When you configure options for exporting documents, you specify whether the documents are exported as XML files or CSV files to a file system, exported to a relational database, or exported according to a format and location that is specified by a custom plug-in. Watson Explorer Content Analytics does not provide any utilities for importing the exported documents into other applications.
In this scenario, assume that your content management system supports importing documents from a file system, but you also want to import documents that are stored in a BLOB column in a relational database. You can configure a database crawler to crawl the BLOB column and then export the crawled data to XML files on a file system. You can then import the exported files into your content management system.
In this scenario, assume that you want to analyze reports about defects in automobiles. The reports contain structured data, such as a problem code or the date of the report. Each report also includes a description of the customer's complaint and how the problem was addressed in free text format. For example, the problem report might be "Customer smelled burning odor under the hood" and the problem solution might be "Rusty connection to the fuel pump relay was replaced."
You can create an annotator to extract industry-specific keywords or patterns from unstructured text, such as the symptoms of a problem, the names of replacement parts, and so on. If you configure a collection to use the annotator, relevant unstructured data can be analyzed, extracted, and annotated when crawled documents enter the document processing pipeline. You can export this analyzed data to XML files, CSV files, or a relational database, and then import the exported data into your business intelligence application.
If you use IBM Cognos® Business Intelligence (IBM Cognos BI), you can configure Watson Explorer Content Analytics to export documents directly to a relational database. you can run online analytical processing (OLAP) queries against the reports to do a more in-depth analysis of both structured and unstructured data.
In this scenario, assume that you are asked by your legal compliance department to gather documents in response to a discovery request regarding patent infringement. The documents of interest are crawled, analyzed, and stored in the index. However, the collection also includes documents that are of no value to the current investigation. When you search the collection, specify criteria to limit the results to documents that are relevant to the discovery request.

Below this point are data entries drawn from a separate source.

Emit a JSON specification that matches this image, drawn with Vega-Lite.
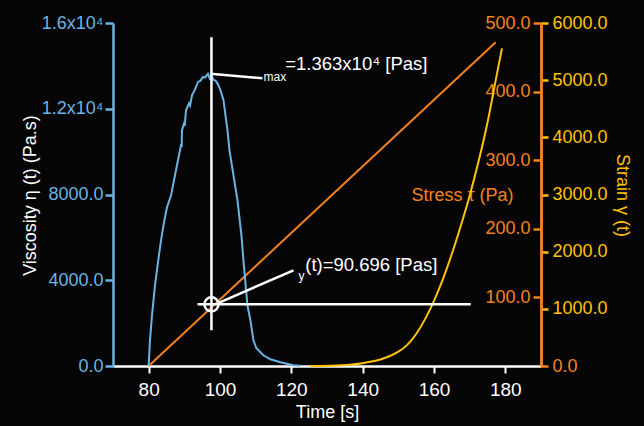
{
  "$schema": "https://vega.github.io/schema/vega-lite/v6.json",
  "width": 428,
  "height": 343,
  "autosize": {"type": "none"},
  "padding": {"left": 113, "top": 23, "right": 103, "bottom": 60},
  "background": "#050505",
  "config": {
    "view": {"stroke": null},
    "font": "Liberation Sans",
    "axis": {"grid": false, "labelFont": "Liberation Sans", "titleFont": "Liberation Sans", "labelFontSize": 18, "titleFontSize": 18, "titleFontWeight": "normal"}
  },
  "encoding": {
    "x": {"field": "t", "type": "quantitative", "scale": {"domain": [70, 190], "nice": false, "zero": false},
      "axis": {"title": "Time [s]", "values": [80, 100, 120, 140, 160, 180], "format": "d", "labelColor": "#ffffff", "tickColor": "#ffffff", "domainColor": "#ffffff", "domainWidth": 2.5, "tickWidth": 2, "tickSize": 7, "labelPadding": 7, "labelFontSize": 19, "titleColor": "#ffffff", "titlePadding": 4}}
  },
  "layer": [
    {
      "data": {"values": [{"t": 80, "s": 0}, {"t": 177.3, "s": 472}]},
      "mark": {"type": "line", "color": "#f5821f", "strokeWidth": 2},
      "encoding": {
        "y": {"field": "s", "type": "quantitative", "scale": {"domain": [0, 500], "nice": false},
          "axis": {"orient": "left", "offset": -428, "title": "Stress τ (Pa)", "values": [100, 200, 300, 400, 500], "format": ".1f", "labelColor": "#f5821f", "tickColor": "#f5821f", "domainColor": "#f5821f", "domainWidth": 2.5, "tickWidth": 2.5, "tickSize": 8, "labelPadding": 3, "titleColor": "#f5821f", "titleAngle": 0, "titleX": -79, "titleY": 172, "titleAlign": "center", "titleBaseline": "middle"}}
      }
    },
    {
      "data": {"values": [
        {"t": 125.2, "g": 0}, {"t": 128, "g": 2}, {"t": 131, "g": 6}, {"t": 134, "g": 14}, {"t": 137, "g": 28},
        {"t": 140, "g": 50}, {"t": 142.5, "g": 78}, {"t": 145, "g": 115}, {"t": 147.5, "g": 170}, {"t": 150, "g": 250},
        {"t": 152.5, "g": 370}, {"t": 155, "g": 560}, {"t": 157.5, "g": 820}, {"t": 160, "g": 1140}, {"t": 162.5, "g": 1520},
        {"t": 165, "g": 1960}, {"t": 167.5, "g": 2450}, {"t": 170, "g": 2980}, {"t": 172.5, "g": 3580}, {"t": 175, "g": 4260},
        {"t": 177, "g": 4900}, {"t": 179.05, "g": 5557}
      ]},
      "mark": {"type": "line", "color": "#ffc20e", "strokeWidth": 2, "interpolate": "monotone"},
      "encoding": {
        "y": {"field": "g", "type": "quantitative", "scale": {"domain": [0, 6000], "nice": false},
          "axis": {"orient": "right", "offset": 0, "title": "Strain γ (t)", "values": [0, 1000, 2000, 3000, 4000, 5000, 6000], "format": ".1f",
            "labelColor": {"condition": {"test": "datum.value == 0", "value": "#f5821f"}, "value": "#ffc20e"},
            "tickColor": {"condition": {"test": "datum.value == 0", "value": "#f5821f"}, "value": "#ffc20e"},
            "domainColor": "#f5821f", "domainWidth": 2.5, "tickWidth": 2.5, "tickSize": 7, "labelPadding": 4, "titleColor": "#ffc20e", "titleAngle": 90, "titleX": 80, "titleY": 172, "titleAlign": "center", "titleBaseline": "middle"}}
      }
    },
    {
      "encoding": {
        "y": {"field": "v", "type": "quantitative", "scale": {"domain": [0, 16000], "nice": false},
          "axis": {"orient": "left", "title": "Viscosity η (t) (Pa.s)", "values": [0, 4000, 8000, 12000, 16000],
            "labelExpr": "datum.value == 16000 ? '1.6x10⁴' : datum.value == 12000 ? '1.2x10⁴' : format(datum.value, '.1f')",
            "labelColor": "#6ab4e4", "tickColor": "#6ab4e4", "domainColor": "#6ab4e4", "domainWidth": 2.5, "tickWidth": 2.5, "tickSize": 8, "labelPadding": 2,
            "titleColor": "#ffffff", "titleAngle": -90, "titleX": -83, "titleY": 172, "titleAlign": "center", "titleBaseline": "middle"}}
      },
      "layer": [
        {
          "data": {"values": [
            {"t": 80.0, "v": 0}, {"t": 80.37, "v": 1199}, {"t": 80.93, "v": 2365}, {"t": 81.77, "v": 3765}, {"t": 82.61, "v": 4838},
            {"t": 83.46, "v": 5864}, {"t": 84.3, "v": 6704}, {"t": 85.14, "v": 7403}, {"t": 86.26, "v": 7950}, {"t": 87.38, "v": 8897},
            {"t": 88.22, "v": 9597}, {"t": 88.78, "v": 10063}, {"t": 89.1, "v": 10350}, {"t": 89.25, "v": 10200}, {"t": 89.34, "v": 10996},
            {"t": 89.9, "v": 11300}, {"t": 90.1, "v": 11200}, {"t": 90.47, "v": 11929}, {"t": 91.3, "v": 12250}, {"t": 91.6, "v": 12150},
            {"t": 92.15, "v": 12628}, {"t": 93.0, "v": 12900}, {"t": 93.83, "v": 13250}, {"t": 94.5, "v": 13300}, {"t": 95.2, "v": 13480},
            {"t": 95.79, "v": 13450}, {"t": 96.63, "v": 13630}, {"t": 97.1, "v": 13420},
            {"t": 97.6, "v": 13560}, {"t": 98.2, "v": 13350}, {"t": 98.8, "v": 13300}, {"t": 99.4, "v": 13150}, {"t": 100.14, "v": 12862},
            {"t": 100.98, "v": 12395}, {"t": 102.1, "v": 10995}, {"t": 102.66, "v": 10062}, {"t": 103.78, "v": 8896}, {"t": 104.9, "v": 7730},
            {"t": 106.01, "v": 6097}, {"t": 106.57, "v": 4930}, {"t": 107.69, "v": 2831}, {"t": 108.53, "v": 2131}, {"t": 109.37, "v": 1199},
            {"t": 110.21, "v": 826}, {"t": 112.17, "v": 499}, {"t": 114.13, "v": 313}, {"t": 116.92, "v": 173}, {"t": 120.56, "v": 33}, {"t": 122.5, "v": 10}
          ]},
          "mark": {"type": "line", "color": "#6ab4e4", "strokeWidth": 2},
          "encoding": {}
        },
        {
          "data": {"values": [
            {"t": 97.6, "v": 1665, "t2": 97.6, "v2": 15334},
            {"t": 93.7, "v": 2878, "t2": 170.3, "v2": 2878},
            {"t": 97.3, "v": 13630, "t2": 111.9, "v2": 13420},
            {"t": 99.3, "v": 2925, "t2": 120.6, "v2": 4464}
          ]},
          "mark": {"type": "rule", "color": "#ffffff", "strokeWidth": 2.5},
          "encoding": {
            "x2": {"field": "t2"},
            "y2": {"field": "v2"}
          }
        },
        {
          "data": {"values": [{"t": 97.6, "v": 2878}]},
          "mark": {"type": "point", "shape": "circle", "filled": false, "size": 200, "stroke": "#ffffff", "strokeWidth": 2.5, "opacity": 1},
          "encoding": {}
        },
        {
          "data": {"values": [
            {"t": 118.3, "v": 14074, "label": "=1.363x10⁴ [Pas]"},
            {"t": 123.9, "v": 4698, "label": "(t)=90.696 [Pas]"}
          ]},
          "mark": {"type": "text", "align": "left", "baseline": "middle", "fontSize": 18.5, "color": "#ffffff"},
          "encoding": {"text": {"field": "label"}}
        },
        {
          "data": {"values": [
            {"t": 112.2, "v": 13468, "label": "max"},
            {"t": 122.0, "v": 4185, "label": "y"}
          ]},
          "mark": {"type": "text", "align": "left", "baseline": "middle", "fontSize": 12, "color": "#ffffff"},
          "encoding": {"text": {"field": "label"}}
        }
      ]
    }
  ],
  "resolve": {"scale": {"y": "independent"}, "axis": {"y": "independent"}}
}
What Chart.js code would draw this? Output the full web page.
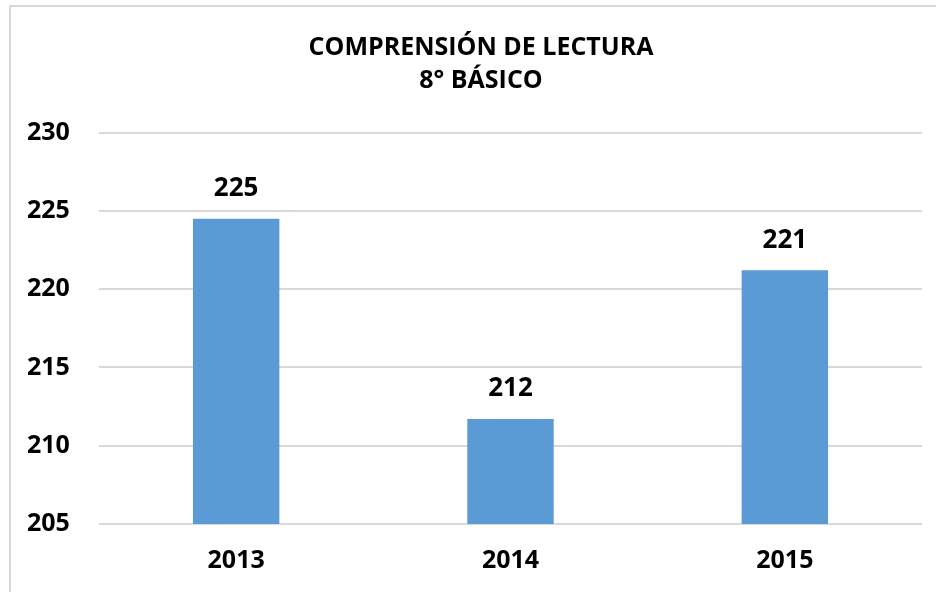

You can export the documents to XML files and then import the exported files into your eDiscovery system, such as IBM eDiscovery Manager.
In another scenario, assume that you need to train an IBM Content Classification knowledge base. When you query the collection, you can export documents that match your search conditions as XML files. When the documents are exported, a catalog.xml file that contains information about the fields in the documents is also exported. If you import the document XML files and catalog.xml file into Classification Workbench, you can use the data to train knowledge bases and decision plans. By repeatedly searching collections and exporting documents, you can improve how content is classified over time.
To export documents, you must enable the document cache for the collection.
When you configure export options for crawled or analyzed documents, you can specify whether the documents are to be added to the index. For example, if you use Watson Explorer Content Analytics primarily as a means to collect documents or collect analytical data about content, then you might want to export the documents without adding them to the index.
When you configure export options for searched documents, you can configure schedules to control when the documents are to be exported from the document cache. You can create a general schedule for all export requests and configure custom schedules for individual requests. You can also schedule the request to run on an incremental basis. In this case, only documents that were added to the index after the last time the export program ran are exported.